Et puis John Huston a su choisir un acteur hallucinant, Albert Finney, dont les regards, les mimiques, les intonations, l’élocution, la démarche trahissent la déchéance à la perfection. Jacqueline Bisset et Anthony Andrews, réduits à des stéréotypes, semblent par contre bien ternes face à un tel ouragan.


 

Au-dessous du volcan est aussi un roman célèbre et foisonnant de Malcolm Lowry paru en 1947. Il paraît que John Huston et Guy Gallo, le scénariste, ont choisi de privilégier les douze dernières heures de la vie du consul britannique.
Le réalisateur a-t-il suivi le roman à la lettre, l’a-t-il trahi ? Peu importe, iconoclaste ou non, John Huston a réalisé une œuvre pleine, superbe, où le Mexique et l’alcool, geôliers terrifiants, sont au centre de l’évolution des personnages et de leurs comportements et influencent leur intime devenir face à un univers qui les écrase de son indifférence.
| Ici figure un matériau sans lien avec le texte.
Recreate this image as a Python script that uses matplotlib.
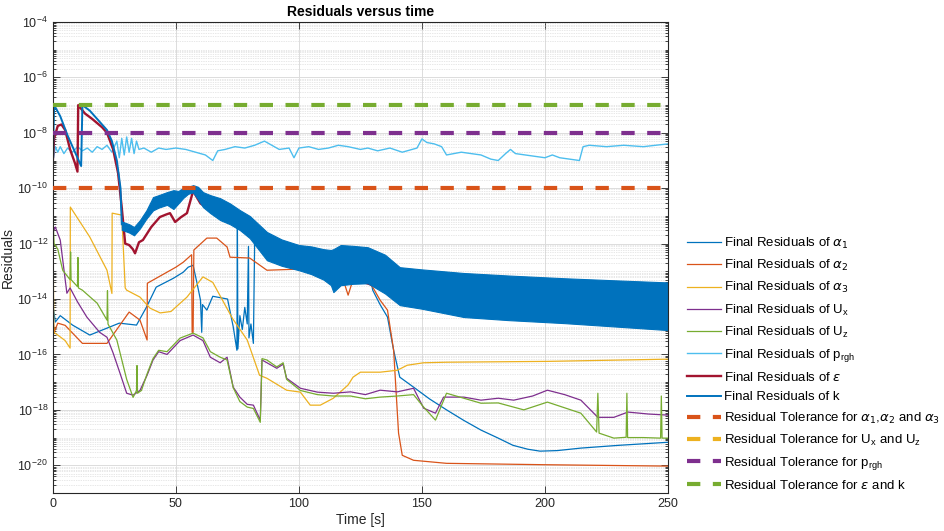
import numpy as np
import matplotlib
matplotlib.use('Agg')
import matplotlib.pyplot as plt
from matplotlib.ticker import LogLocator, NullFormatter, FixedLocator

plt.rcParams['font.family'] = ['Liberation Sans', 'DejaVu Sans']
plt.rcParams['mathtext.fontset'] = 'dejavusans'

# colours (MATLAB default order)
c_a1 = '#0072BD'
c_a2 = '#D95319'
c_a3 = '#EDB120'
c_ux = '#7E2F8E'
c_uz = '#77AC30'
c_p = '#4DBEEE'
c_eps = '#A2142F'
c_k = '#0072BD'

# ---- data: time [s] and log10(residual) ----
a1_t = [0, 1, 3, 8, 15, 22, 27, 34, 38, 42, 49, 53, 55, 57, 58.6, 60, 60.5, 60.8, 62.6, 65, 68, 71,
        73.3, 74.8, 75.0, 75.2, 76, 77, 78, 79, 79.5, 79.7, 80.5, 81.5, 82, 90, 100, 110, 120, 129,
        130, 133, 136, 138.5, 141, 146.6, 153, 160, 167, 174, 181, 187, 193, 198, 205, 214.6, 230, 250]
a1_e = [-14.2, -14.83, -14.6, -14.94, -15.3, -15.05, -14.87, -14.94, -14.3, -13.57, -13.25, -13.03, -12.85,
        -12.78, -13.43, -14.04, -15.2, -14.2, -14.4, -13.9, -13.95, -14.0,
        -15.0, -15.85, -11.4, -15.8, -14.6, -15.1, -14.3, -14.9, -12.1, -15.4, -14.9, -15.6, -12.0, -12.2,
        -12.5, -12.8, -12.9, -13.2,
        -13.68, -14.2, -14.65, -15.85, -16.82, -17.18, -17.6, -18.0, -18.38, -18.73, -19.02, -19.28, -19.42,
        -19.49, -19.47, -19.38, -19.28, -19.17]

a2_t = [0, 0.5, 2, 5, 12, 22, 31, 35.4, 38.3, 38.4, 42, 46.4, 50, 53, 56.4, 56.6, 57.0, 57.3, 62.6, 66.6,
        70.8, 72, 80, 87, 100, 110, 118, 120, 122, 128, 130, 133, 136, 138.5, 140.5, 142, 146.6, 160, 200, 250]
a2_e = [-14.5, -15.2, -14.87, -14.95, -15.6, -15.6, -14.47, -14.76, -15.48, -13.43, -13.25, -13.03, -12.85,
        -12.67, -12.4, -15.2, -15.2, -12.23, -11.8, -11.8,
        -12.12, -12.49, -12.52, -12.96, -12.92, -13.1, -13.3, -13.86, -13.3, -13.4, -13.57, -14.04, -14.4,
        -15.85, -18.84, -19.64, -19.82, -19.93, -19.98, -20.03]

a3_t = [0, 0.4, 2, 5, 7, 7.1, 15, 22, 24, 24.1, 28, 29.4, 30, 35.4, 39.5, 43.6, 48, 54.5, 61, 65, 73, 79,
        84, 87, 95, 100.6, 104.6, 108.7, 114, 120, 122, 125, 133, 140, 144, 150.7, 160, 201, 250]
a3_e = [-10.9, -15.2, -15.3, -15.5, -15.77, -10.68, -11.76, -12.96, -13.8, -10.9, -10.97, -13.6, -13.68,
        -13.93, -14.33, -14.5, -14.45, -13.93, -13.2, -13.4, -14.7, -15.48,
        -16.75, -16.86, -17.29, -17.36, -17.83, -17.83, -17.58, -17.1, -16.82, -16.64, -16.64, -16.57,
        -16.39, -16.3, -16.28, -16.25, -16.17]

ux_t = [0, 1, 3, 5.7, 7, 10, 13.8, 19, 22, 24.5, 27.3, 30, 32.6, 35.4, 38.3, 40.7, 43, 46.4, 51.7, 57,
        61, 64, 68, 70.8, 73.3, 76, 79, 81.5, 84.3, 85, 87, 91, 93.6, 95, 100.6, 107.5, 114, 121, 127,
        133, 140, 146.6, 150.7, 155.5, 158.8, 167, 174, 181, 187.3, 195, 201, 208, 214.6, 221.5, 228,
        233.7, 242, 250]
ux_e = [-11.6, -11.4, -11.87, -13.79, -13.6, -14.1, -14.65, -15.2, -15.38, -15.95, -16.68, -17.4, -17.47,
        -17.3, -16.75, -16.2, -15.9, -16.0, -15.5, -15.3,
        -15.5, -16.1, -16.3, -16.1, -17.18, -17.54, -17.8, -17.83, -18.37, -16.2, -16.3, -16.5, -16.35,
        -16.86, -17.22, -17.36, -17.4, -17.35, -17.45,
        -17.29, -17.35, -17.22, -17.94, -18.12, -17.54, -17.54, -17.65, -17.58, -17.65, -17.5, -17.29,
        -17.45, -17.65, -18.27, -18.27, -18.08, -18.15, -18.19]

uz_t = [0, 0.5, 2, 4, 7, 7.2, 7.4, 10, 10.2, 10.4, 12, 18, 22, 22.2, 22.4, 26, 30, 32.6, 34, 34.2, 34.4,
        36, 38.3, 40.7, 43, 46.4, 51.7, 57, 61, 64, 68, 70.8, 73.3, 76, 79, 81.5, 84.3, 85, 87, 91, 93.6,
        95, 100.6, 107.5, 114, 121, 127, 133, 140, 146.6, 150.7, 155.5, 160, 174, 181, 191.4, 201, 214.6,
        221, 221.5, 222, 228, 233, 233.3, 233.6, 240, 247, 247.3, 247.6, 250]
uz_e = [-11.0, -12.0, -12.2, -12.96, -13.3, -12.3, -13.3, -13.55, -12.5, -13.6, -13.68, -14.15, -14.76,
        -13.7, -14.9, -15.48, -16.9, -17.55, -17.3, -16.4, -17.4,
        -17.3, -16.7, -16.15, -15.85, -15.9, -15.41, -15.23, -15.4, -15.9, -16.1, -16.2, -17.2, -17.7,
        -17.9, -17.95, -18.45, -16.15, -16.2, -16.45, -16.3,
        -16.9, -17.3, -17.45, -17.5, -17.5, -17.6, -17.54, -17.5, -17.45, -17.9, -18.37, -17.4, -17.76,
        -17.75, -18.0, -17.72, -18.12,
        -18.8, -17.4, -18.84, -19.02, -18.99, -17.4, -19.0, -19.0, -19.02, -17.5, -19.02, -19.02]

p_t = [0, 0.3, 1, 2, 3, 4.5, 6, 8, 10, 12, 14, 16, 18, 20, 22, 24, 26, 27, 28, 29, 30, 31, 32, 33, 34, 35,
       37, 40, 43, 46, 50, 54, 58, 62, 65, 67, 70, 74, 78, 82, 86, 88, 92, 96, 98, 100, 104, 108, 112, 116,
       120, 125, 128, 132, 137, 142, 148, 150, 152, 155, 158, 160, 163, 166, 170, 174, 178, 181, 184, 186,
       188, 192, 196, 200, 203, 206, 210, 214, 215.5, 218, 225, 232, 240, 245, 250]
p_e = [-8.4, -8.9, -8.5, -8.7, -8.5, -8.75, -8.55, -8.7, -8.5, -8.65, -8.55, -8.7, -8.5, -8.6, -8.45, -8.7,
       -8.3, -8.9, -8.2, -8.8, -8.15, -8.7, -8.2, -8.75, -8.3, -8.6,
       -8.55, -8.7, -8.55, -8.6, -8.55, -8.6, -8.7, -8.8, -9.0, -8.65, -8.6, -8.5, -8.55, -8.45, -8.3, -8.4,
       -8.6, -8.55, -8.9, -8.55, -8.5, -8.6, -8.55, -8.45,
       -8.5, -8.6, -8.55, -8.65, -8.55, -8.7, -8.55, -8.22, -8.35, -8.4, -8.5, -8.8, -8.75, -8.7, -8.75,
       -8.8, -8.95, -9.0, -8.75, -8.6,
       -8.75, -8.8, -8.85, -8.9, -8.8, -8.9, -8.95, -9.0, -8.5, -8.45, -8.5, -8.45, -8.5, -8.45, -8.4]

eps_t = [0, 0.5, 2, 3.5, 5, 7, 9, 10, 10.3, 13, 16, 20, 22, 24.5, 26.5, 28, 29.4, 31, 32.5, 33.4, 35, 36.6,
         40, 43.5, 46, 47.6, 49.7, 52, 54.5, 57, 60, 66, 72, 80, 100, 140, 250]
eps_e = [-9.0, -8.2, -7.75, -7.7, -7.9, -8.6, -9.1, -9.4, -7.0, -7.3, -7.5, -7.8, -8.0, -8.6, -9.45, -10.7,
         -12.0, -12.05, -12.2, -12.35, -11.95, -11.87,
         -11.4, -11.04, -10.95, -10.9, -11.22, -11.05, -10.9, -10.1, -10.55, -10.9, -11.2, -11.5, -12.6,
         -13.8, -14.5]

k_t = [0, 0.5, 3, 6, 9, 11.5, 12, 15, 19, 22, 24, 26, 27.5, 28]
k_e = [-9.0, -7.0, -7.4, -8.1, -8.7, -9.2, -7.0, -7.2, -7.6, -7.9, -8.3, -9.0, -10.0, -11.3]

# oscillating band of k: upper / lower envelope
kb_t = [28, 31, 33, 35.4, 38, 40.7, 43, 46.4, 49, 51, 53, 55, 57, 59, 61, 64, 68, 72, 76, 80, 87, 93,
        100, 105, 110, 113, 114, 117, 122, 128, 135, 141, 150, 167, 185, 208, 230, 250]
kb_hi = [-11.2, -11.3, -11.4, -11.15, -10.8, -10.32, -10.25, -10.14, -10.07, -10.1, -9.99, -9.95, -9.89,
         -9.95, -10.14, -10.25, -10.36, -10.55, -10.79, -11.0, -11.58, -11.85,
         -12.05, -12.1, -12.2, -12.23, -12.2, -12.05, -12.08, -12.13, -12.4, -12.85, -12.93, -13.06,
         -13.15, -13.25, -13.33, -13.4]
kb_lo = [-11.5, -11.6, -11.7, -11.45, -11.1, -10.8, -10.7, -10.6, -10.75, -10.55, -10.35, -10.2, -10.15,
         -10.4, -10.68, -10.9, -11.15, -11.3, -11.51, -11.8, -12.6, -12.8,
         -12.96, -13.1, -13.3, -13.5, -13.75, -13.5, -13.45, -13.43, -13.8, -14.22, -14.35, -14.65,
         -14.76, -14.87, -15.0, -15.12]

# tolerances
tol_alpha = 1e-10
tol_u = 1e-3
tol_p = 1e-8
tol_epsk = 1e-7

labels = [r'Final Residuals of $\alpha_1$', r'Final Residuals of $\alpha_2$',
          r'Final Residuals of $\alpha_3$', r'Final Residuals of U$_\mathregular{x}$',
          r'Final Residuals of U$_\mathregular{z}$', r'Final Residuals of p$_\mathregular{rgh}$',
          r'Final Residuals of $\epsilon$', 'Final Residuals of k',
          r'Residual Tolerance for $\alpha_1$,$\alpha_2$ and $\alpha_3$',
          r'Residual Tolerance for U$_\mathregular{x}$ and U$_\mathregular{z}$',
          r'Residual Tolerance for p$_\mathregular{rgh}$',
          r'Residual Tolerance for $\epsilon$ and k']


def pw(e):
    return 10.0 ** np.array(e)


fig = plt.figure(figsize=(9.44, 5.31), dpi=100)
ax = fig.add_axes([0.056, 0.0716, 0.6516, 0.887])

lw = 0.9
ax.plot(a1_t, pw(a1_e), color=c_a1, lw=lw, label=labels[0])
ax.plot(a2_t, pw(a2_e), color=c_a2, lw=lw, label=labels[1])
ax.plot(a3_t, pw(a3_e), color=c_a3, lw=lw, label=labels[2])
ax.plot(ux_t, pw(ux_e), color=c_ux, lw=lw, label=labels[3])
ax.plot(uz_t, pw(uz_e), color=c_uz, lw=lw, label=labels[4])
ax.plot(p_t, pw(p_e), color=c_p, lw=1.0, label=labels[5])
ax.plot(eps_t, pw(eps_e), color=c_eps, lw=1.7, label=labels[6])
ax.plot(k_t, pw(k_e), color=c_k, lw=1.4, label=labels[7])
ax.fill_between(kb_t, pw(kb_hi), pw(kb_lo), color=c_k, lw=0.8, edgecolor=c_k, zorder=2.5)

dash = (3.2, 3.0)
xs = [0, 250]
ax.plot(xs, [tol_alpha] * 2, color=c_a2, lw=3, dashes=dash, label=labels[8], zorder=3)
ax.plot(xs, [tol_u] * 2, color=c_a3, lw=3, dashes=dash, label=labels[9], zorder=3)
ax.plot(xs, [tol_p] * 2, color=c_ux, lw=3, dashes=dash, label=labels[10], zorder=3)
ax.plot(xs, [tol_epsk] * 2, color=c_uz, lw=3, dashes=dash, label=labels[11], zorder=3)

ax.set_yscale('log')
ax.set_xlim(0, 250)
ax.set_ylim(1e-21, 1e-4)
ax.set_xticks([0, 50, 100, 150, 200, 250])
ax.yaxis.set_major_locator(FixedLocator([10.0 ** e for e in range(-20, -3, 2)]))
ax.yaxis.set_minor_locator(LogLocator(base=10, subs=np.arange(1, 10), numticks=300))
ax.yaxis.set_minor_formatter(NullFormatter())

ax.grid(True, which='major', color='#dcdcdc', lw=0.7, ls='-')
ax.grid(True, which='minor', axis='y', color='#d0d0d0', lw=0.5, ls=(0, (1, 1.5)))
ax.set_axisbelow(True)

ax.tick_params(which='both', direction='in', top=True, right=True, colors='#262626',
               labelsize=9, width=0.6)
ax.tick_params(which='major', length=5)
ax.tick_params(which='minor', length=2.5)
for s in ax.spines.values():
    s.set_color('#262626')
    s.set_linewidth(0.8)

ax.set_title('Residuals versus time', fontsize=10, fontweight='bold', pad=4)
ax.set_xlabel('Time [s]', fontsize=10, color='#262626', labelpad=2)
ax.set_ylabel('Residuals', fontsize=10, color='#262626', labelpad=2)

fig.legend(loc='upper left', bbox_to_anchor=(0.722, 0.566), frameon=False, fontsize=9.5,
           handlelength=2.6, handletextpad=0.2, labelspacing=0.54, borderaxespad=0)

fig.savefig('out.png', dpi=100)
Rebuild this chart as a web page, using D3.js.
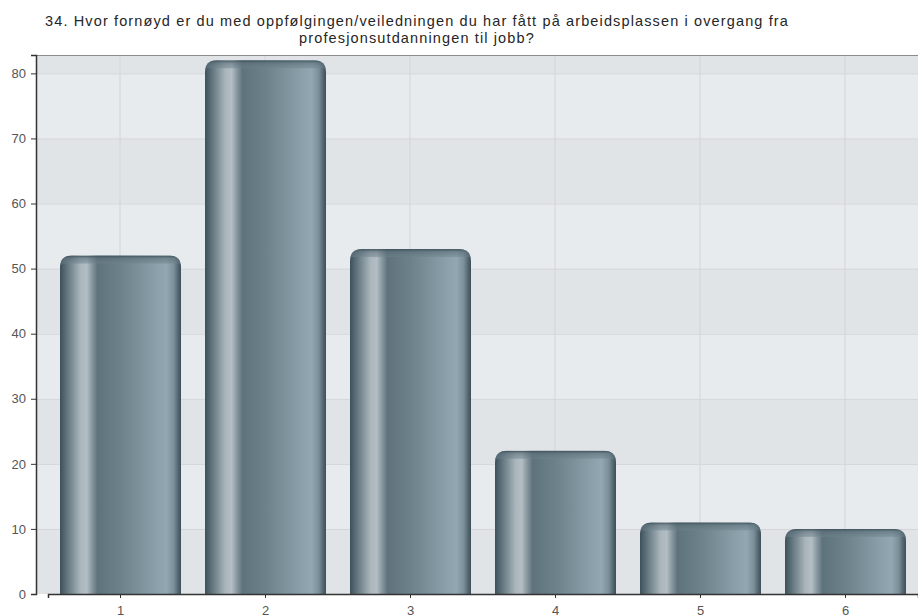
<!DOCTYPE html>
<html>
<head>
<meta charset="utf-8">
<script src="https://cdn.jsdelivr.net/npm/d3@7"></script>
<style>
  html, body { margin: 0; padding: 0; background: #fff; }
  svg { display: block; font-family: "Liberation Sans", Arial, sans-serif; }
</style>
</head>
<body>
<script>
let width = 918;
let height = 616;

// data
let categories = ["1", "2", "3", "4", "5", "6"];
let counts = [52, 82, 53, 22, 11, 10];
let yTicks = [0, 10, 20, 30, 40, 50, 60, 70, 80];
let titleLines = [
  "34. Hvor fornøyd er du med oppfølgingen/veiledningen du har fått på arbeidsplassen i overgang fra",
  "profesjonsutdanningen til jobb?"
];

let plot = {left: 36, right: 918, top: 55, bottom: 594};

let svg = d3.select("body").append("svg")
            .attr("width", width)
            .attr("height", height);

let x = d3.scaleBand()
          .domain(categories)
          .range([48, 918])
          .paddingInner(0.1655)
          .paddingOuter(0.0828);

let y = d3.scaleLinear()
          .domain([0, d3.max(counts) * 1.01])
          .range([plot.bottom, plot.top]);

let defs = svg.append("defs");

// cylinder shading across the bar
let body = defs.append("linearGradient")
               .attr("id", "barBody")
               .attr("x1", "0%").attr("x2", "100%")
               .attr("y1", "0%").attr("y2", "0%");
[
  [0, "#3e505a"], [4, "#566a74"], [10, "#7d8d95"], [17, "#aab6bc"],
  [22, "#b3bec4"], [26, "#8c9ba3"], [31, "#5f737d"], [50, "#6d818b"],
  [80, "#8ba0aa"], [88, "#91a7b1"], [94, "#7a8f99"], [98, "#50636d"],
  [100, "#3d4e57"]
].forEach(function(s) {
  body.append("stop").attr("offset", s[0] + "%").attr("stop-color", s[1]);
});

// darker lid on top of each bar
let lid = defs.append("linearGradient")
              .attr("id", "barLid")
              .attr("x1", "0%").attr("x2", "0%")
              .attr("y1", "0%").attr("y2", "100%");
lid.append("stop").attr("offset", "0%").attr("stop-color", "#3c4f59").attr("stop-opacity", 0.95);
lid.append("stop").attr("offset", "35%").attr("stop-color", "#5a6e78").attr("stop-opacity", 0.6);
lid.append("stop").attr("offset", "100%").attr("stop-color", "#6f838d").attr("stop-opacity", 0.45);

// plot background bands
let bandEdges = yTicks.concat([y.domain()[1]]);
svg.append("g")
   .selectAll("rect")
   .data(bandEdges.slice(0, -1))
   .enter().append("rect")
   .attr("x", plot.left)
   .attr("width", plot.right - plot.left)
   .attr("y", function(d, i) { return y(bandEdges[i + 1]); })
   .attr("height", function(d, i) { return y(d) - y(bandEdges[i + 1]); })
   .attr("fill", function(d) { return (d / 10) % 2 == 0 ? "#e1e4e7" : "#e8ebee"; });

// grid
svg.append("g")
   .selectAll("line")
   .data(yTicks.slice(1))
   .enter().append("line")
   .attr("x1", plot.left).attr("x2", plot.right)
   .attr("y1", function(d) { return y(d) + 0.5; })
   .attr("y2", function(d) { return y(d) + 0.5; })
   .attr("stroke", "#d2d5d8");

svg.append("g")
   .selectAll("line")
   .data(categories)
   .enter().append("line")
   .attr("x1", function(d) { return x(d) + x.bandwidth() / 2 - 0.5; })
   .attr("x2", function(d) { return x(d) + x.bandwidth() / 2 - 0.5; })
   .attr("y1", plot.top).attr("y2", plot.bottom)
   .attr("stroke", "#d2d5d8");

svg.append("line")
   .attr("x1", plot.left).attr("x2", plot.right)
   .attr("y1", plot.top + 0.5).attr("y2", plot.top + 0.5)
   .attr("stroke", "#8a8c8f");

// bars
function barPath(d, i) {
  let x0 = x(categories[i]);
  let x1 = x0 + x.bandwidth();
  let top = y(d);
  let r = 12;
  return "M" + x0 + "," + plot.bottom +
         "V" + (top + r) +
         "Q" + x0 + "," + top + " " + (x0 + r) + "," + top +
         "H" + (x1 - r) +
         "Q" + x1 + "," + top + " " + x1 + "," + (top + r) +
         "V" + plot.bottom + "Z";
}

let bars = svg.append("g");

bars.selectAll("clipPath")
    .data(counts)
    .enter().append("clipPath")
    .attr("id", function(d, i) { return "clip" + i; })
    .append("path")
    .attr("d", barPath);

bars.selectAll("path.body")
    .data(counts)
    .enter().append("path")
    .attr("class", "body")
    .attr("d", barPath)
    .attr("fill", "url(#barBody)");

bars.selectAll("rect.lid")
    .data(counts)
    .enter().append("rect")
    .attr("class", "lid")
    .attr("clip-path", function(d, i) { return "url(#clip" + i + ")"; })
    .attr("x", function(d, i) { return x(categories[i]); })
    .attr("width", x.bandwidth())
    .attr("y", function(d) { return y(d); })
    .attr("height", 8)
    .attr("fill", "url(#barLid)");

// axes
let yAxis = svg.append("g")
               .attr("transform", "translate(" + plot.left + ",0)")
               .call(d3.axisLeft(y).tickValues(yTicks).tickSize(5).tickPadding(5));
let xAxis = svg.append("g")
               .attr("transform", "translate(0," + plot.bottom + ")")
               .call(d3.axisBottom(x).tickSize(4).tickPadding(8));

[yAxis, xAxis].forEach(function(a) {
  a.attr("font-size", 13).attr("font-family", "Liberation Sans, Arial, sans-serif");
  a.select(".domain").attr("stroke", "#333").attr("stroke-width", 1.5);
  a.selectAll(".tick line").attr("stroke", "#333");
  a.selectAll(".tick text").attr("fill", "#555");
});

// title
let title = svg.append("g")
               .attr("font-size", 14.5)
               .attr("fill", "#262626")
               .attr("text-anchor", "middle");
title.selectAll("text")
     .data(titleLines)
     .enter().append("text")
     .attr("x", 417)
     .attr("y", function(d, i) { return 26 + i * 17; })
     .text(function(d) { return d; });

// adjust the letter spacing so the first line spans like the original
let first = title.select("text");
let measured = first.node().getComputedTextLength();
let n = titleLines[0].length;
title.attr("letter-spacing", (744 - measured) / n);
</script>
</body>
</html>
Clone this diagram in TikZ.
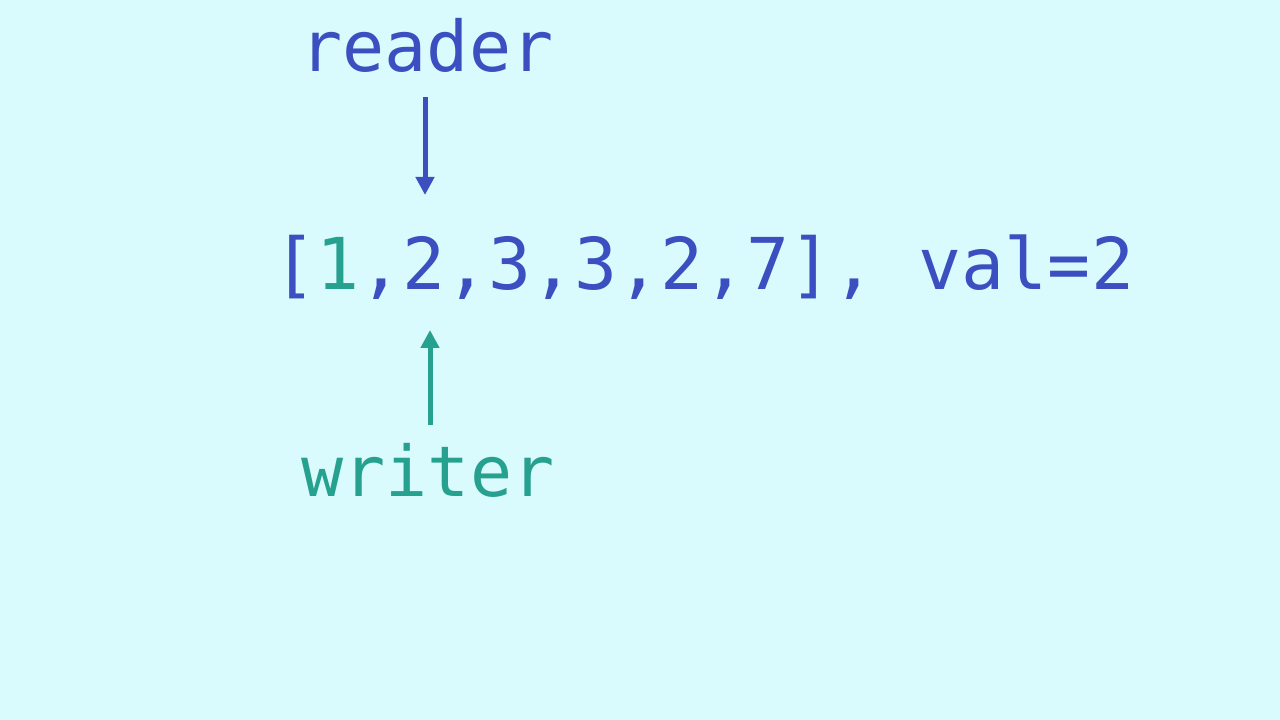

Chaque plan du film s’avère d’une beaute mortelle et l’ensemble acquiert une dimension mystique au-dessous du volcan... Feu de la terre et de Dieu.

Gérard Camy
Jeune Cinéma n°160, juillet-août 1984


Au-dessous du volcan (Under the Volcano). Réal : John Huston ; sc : Guy Gallo, d’après le roman de Malcolm Lowry ; ph : Gabriel Figueroa ; mont : Roberto Silvi ; mu : Alex North. Int : Albert Finney, Jacqueline Bisset, Anthony Andrews, Ignacio López Tarso, Katy Jurado, James Villiers, Dawson Bray, Carlos Riquelme, Jim McCarthy (USA, 1984, 112 mn).